Start of Dataset section

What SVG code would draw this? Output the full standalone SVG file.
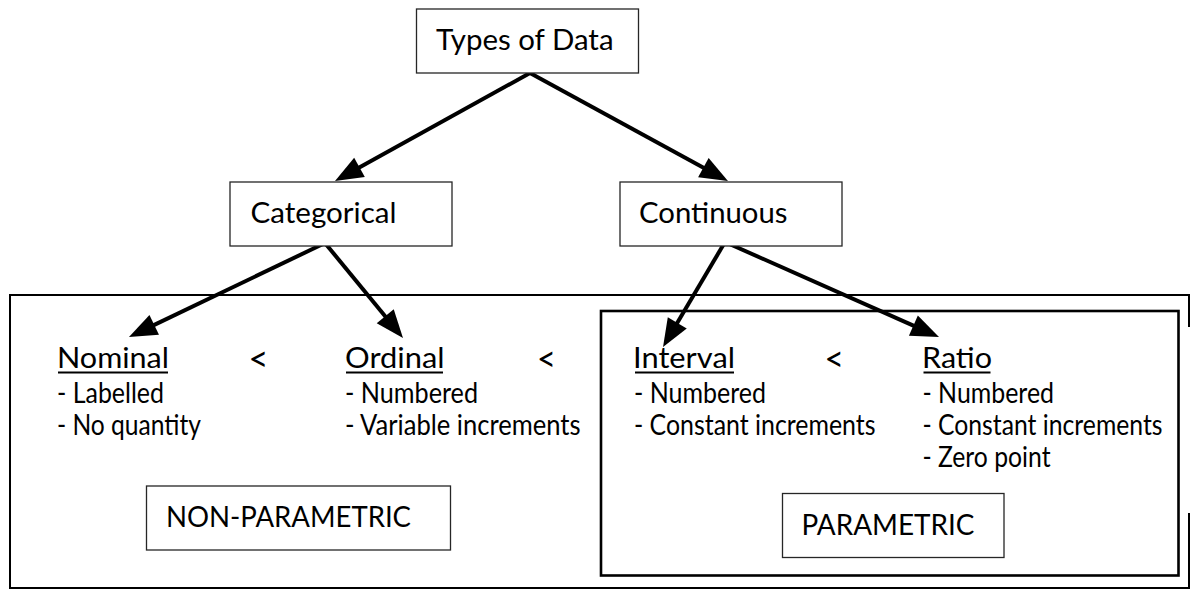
<svg xmlns="http://www.w3.org/2000/svg" width="1191" height="590" viewBox="0 0 1191 590">
  <style>
    text { font-family: Lato, "Open Sans", "Liberation Sans", sans-serif; font-size: 28px; fill: #000; }
    .sign { font-size: 34px; }
    .box { fill: #fff; stroke: #262626; stroke-width: 1.3; }
    .frame { fill: none; stroke: #000; stroke-width: 2; }
    .inner { fill: none; stroke: #000; stroke-width: 2.6; }
    .arrow { fill: none; stroke: #000; stroke-width: 4; marker-end: url(#head); }
    .uline { stroke: #000; stroke-width: 1.8; }
  </style>
  <defs>
    <marker id="head" markerUnits="userSpaceOnUse" markerWidth="28" markerHeight="22" refX="8" refY="11" orient="auto" overflow="visible">
      <path d="M0,0 L28,11 L0,22 z" fill="#000"/>
    </marker>
  </defs>

  <!-- outer frame (open on the right side) and the parametric frame -->
  <g id="non-parametric-frame">
    <path class="frame" d="M1189,327 V295 H10 V588 H1189 V513"/>
  </g>
  <g id="parametric-frame">
    <rect class="inner" x="601" y="311" width="577.5" height="264.5"/>
  </g>

  <g id="connectors">
    <line class="arrow" x1="530" y1="73" x2="352.5" y2="171.3"/>
    <line class="arrow" x1="530" y1="73" x2="710.4" y2="171.4"/>
    <line class="arrow" x1="325" y1="243" x2="147" y2="328.4"/>
    <line class="arrow" x1="325" y1="243" x2="390.3" y2="322.5"/>
    <line class="arrow" x1="725" y1="242" x2="673.2" y2="329.8"/>
    <line class="arrow" x1="725" y1="242" x2="920.7" y2="328.9"/>
  </g>

  <g id="types-of-data">
    <rect class="box" x="416.5" y="9" width="222" height="64"/>
    <text x="436" y="50" textLength="177.5" lengthAdjust="spacingAndGlyphs">Types of Data</text>
  </g>
  <g id="categorical">
    <rect class="box" x="230" y="182" width="222" height="64"/>
    <text x="250.5" y="222.5" textLength="146" lengthAdjust="spacingAndGlyphs">Categorical</text>
  </g>
  <g id="continuous">
    <rect class="box" x="620" y="182" width="222" height="64"/>
    <text x="639" y="222.5" textLength="148.5" lengthAdjust="spacingAndGlyphs">Continuous</text>
  </g>

  <g id="nominal">
    <text x="57" y="368" textLength="112" lengthAdjust="spacingAndGlyphs">Nominal</text>
    <line class="uline" x1="58" y1="372.5" x2="168" y2="372.5"/>
    <text x="57" y="402.5" textLength="107" lengthAdjust="spacingAndGlyphs">- Labelled</text>
    <text x="57" y="434.5" textLength="144" lengthAdjust="spacingAndGlyphs">- No quantity</text>
  </g>
  <g id="ordinal">
    <text x="345" y="368" textLength="99.5" lengthAdjust="spacingAndGlyphs">Ordinal</text>
    <line class="uline" x1="346" y1="372.5" x2="443" y2="372.5"/>
    <text x="345" y="402.5" textLength="133" lengthAdjust="spacingAndGlyphs">- Numbered</text>
    <text x="345" y="434.5" textLength="235.5" lengthAdjust="spacingAndGlyphs">- Variable increments</text>
  </g>
  <g id="interval">
    <text x="633" y="368" textLength="102" lengthAdjust="spacingAndGlyphs">Interval</text>
    <line class="uline" x1="635" y1="372.5" x2="734" y2="372.5"/>
    <text x="634" y="402.5" textLength="132" lengthAdjust="spacingAndGlyphs">- Numbered</text>
    <text x="634" y="434.5" textLength="241.5" lengthAdjust="spacingAndGlyphs">- Constant increments</text>
  </g>
  <g id="ratio">
    <text x="922" y="368" textLength="70" lengthAdjust="spacingAndGlyphs">Ratio</text>
    <line class="uline" x1="923.5" y1="372.5" x2="990.5" y2="372.5"/>
    <text x="922.5" y="402.5" textLength="131.5" lengthAdjust="spacingAndGlyphs">- Numbered</text>
    <text x="922.5" y="434.5" textLength="240" lengthAdjust="spacingAndGlyphs">- Constant increments</text>
    <text x="922.5" y="467" textLength="128" lengthAdjust="spacingAndGlyphs">- Zero point</text>
  </g>

  <g id="order-signs">
    <text class="sign" x="248.5" y="371" textLength="20" lengthAdjust="spacingAndGlyphs">&lt;</text>
    <text class="sign" x="537" y="371" textLength="19" lengthAdjust="spacingAndGlyphs">&lt;</text>
    <text class="sign" x="824.5" y="371" textLength="19.5" lengthAdjust="spacingAndGlyphs">&lt;</text>
  </g>

  <g id="non-parametric">
    <rect class="box" x="146.5" y="486" width="304" height="64"/>
    <text x="166" y="527" textLength="245" lengthAdjust="spacingAndGlyphs">NON-PARAMETRIC</text>
  </g>
  <g id="parametric">
    <rect class="box" x="782.5" y="493.5" width="221.5" height="64"/>
    <text x="801.5" y="535" textLength="173" lengthAdjust="spacingAndGlyphs">PARAMETRIC</text>
  </g>
</svg>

End of Dataset section

- _What is needed_:
Please set down each line of the data above exactly as written, without the pictures.

- _Full answer_:
What SVG code would draw this? Output the full standalone SVG file.
<svg xmlns="http://www.w3.org/2000/svg" width="1191" height="590" viewBox="0 0 1191 590">
  <style>
    text { font-family: Lato, "Open Sans", "Liberation Sans", sans-serif; font-size: 28px; fill: #000; }
    .sign { font-size: 34px; }
    .box { fill: #fff; stroke: #262626; stroke-width: 1.3; }
    .frame { fill: none; stroke: #000; stroke-width: 2; }
    .inner { fill: none; stroke: #000; stroke-width: 2.6; }
    .arrow { fill: none; stroke: #000; stroke-width: 4; marker-end: url(#head); }
    .uline { stroke: #000; stroke-width: 1.8; }
  </style>
  <defs>
    <marker id="head" markerUnits="userSpaceOnUse" markerWidth="28" markerHeight="22" refX="8" refY="11" orient="auto" overflow="visible">
      <path d="M0,0 L28,11 L0,22 z" fill="#000"/>
    </marker>
  </defs>

  <!-- outer frame (open on the right side) and the parametric frame -->
  <g id="non-parametric-frame">
    <path class="frame" d="M1189,327 V295 H10 V588 H1189 V513"/>
  </g>
  <g id="parametric-frame">
    <rect class="inner" x="601" y="311" width="577.5" height="264.5"/>
  </g>

  <g id="connectors">
    <line class="arrow" x1="530" y1="73" x2="352.5" y2="171.3"/>
    <line class="arrow" x1="530" y1="73" x2="710.4" y2="171.4"/>
    <line class="arrow" x1="325" y1="243" x2="147" y2="328.4"/>
    <line class="arrow" x1="325" y1="243" x2="390.3" y2="322.5"/>
    <line class="arrow" x1="725" y1="242" x2="673.2" y2="329.8"/>
    <line class="arrow" x1="725" y1="242" x2="920.7" y2="328.9"/>
  </g>

  <g id="types-of-data">
    <rect class="box" x="416.5" y="9" width="222" height="64"/>
    <text x="436" y="50" textLength="177.5" lengthAdjust="spacingAndGlyphs">Types of Data</text>
  </g>
  <g id="categorical">
    <rect class="box" x="230" y="182" width="222" height="64"/>
    <text x="250.5" y="222.5" textLength="146" lengthAdjust="spacingAndGlyphs">Categorical</text>
  </g>
  <g id="continuous">
    <rect class="box" x="620" y="182" width="222" height="64"/>
    <text x="639" y="222.5" textLength="148.5" lengthAdjust="spacingAndGlyphs">Continuous</text>
  </g>

  <g id="nominal">
    <text x="57" y="368" textLength="112" lengthAdjust="spacingAndGlyphs">Nominal</text>
    <line class="uline" x1="58" y1="372.5" x2="168" y2="372.5"/>
    <text x="57" y="402.5" textLength="107" lengthAdjust="spacingAndGlyphs">- Labelled</text>
    <text x="57" y="434.5" textLength="144" lengthAdjust="spacingAndGlyphs">- No quantity</text>
  </g>
  <g id="ordinal">
    <text x="345" y="368" textLength="99.5" lengthAdjust="spacingAndGlyphs">Ordinal</text>
    <line class="uline" x1="346" y1="372.5" x2="443" y2="372.5"/>
    <text x="345" y="402.5" textLength="133" lengthAdjust="spacingAndGlyphs">- Numbered</text>
    <text x="345" y="434.5" textLength="235.5" lengthAdjust="spacingAndGlyphs">- Variable increments</text>
  </g>
  <g id="interval">
    <text x="633" y="368" textLength="102" lengthAdjust="spacingAndGlyphs">Interval</text>
    <line class="uline" x1="635" y1="372.5" x2="734" y2="372.5"/>
    <text x="634" y="402.5" textLength="132" lengthAdjust="spacingAndGlyphs">- Numbered</text>
    <text x="634" y="434.5" textLength="241.5" lengthAdjust="spacingAndGlyphs">- Constant increments</text>
  </g>
  <g id="ratio">
    <text x="922" y="368" textLength="70" lengthAdjust="spacingAndGlyphs">Ratio</text>
    <line class="uline" x1="923.5" y1="372.5" x2="990.5" y2="372.5"/>
    <text x="922.5" y="402.5" textLength="131.5" lengthAdjust="spacingAndGlyphs">- Numbered</text>
    <text x="922.5" y="434.5" textLength="240" lengthAdjust="spacingAndGlyphs">- Constant increments</text>
    <text x="922.5" y="467" textLength="128" lengthAdjust="spacingAndGlyphs">- Zero point</text>
  </g>

  <g id="order-signs">
    <text class="sign" x="248.5" y="371" textLength="20" lengthAdjust="spacingAndGlyphs">&lt;</text>
    <text class="sign" x="537" y="371" textLength="19" lengthAdjust="spacingAndGlyphs">&lt;</text>
    <text class="sign" x="824.5" y="371" textLength="19.5" lengthAdjust="spacingAndGlyphs">&lt;</text>
  </g>

  <g id="non-parametric">
    <rect class="box" x="146.5" y="486" width="304" height="64"/>
    <text x="166" y="527" textLength="245" lengthAdjust="spacingAndGlyphs">NON-PARAMETRIC</text>
  </g>
  <g id="parametric">
    <rect class="box" x="782.5" y="493.5" width="221.5" height="64"/>
    <text x="801.5" y="535" textLength="173" lengthAdjust="spacingAndGlyphs">PARAMETRIC</text>
  </g>
</svg>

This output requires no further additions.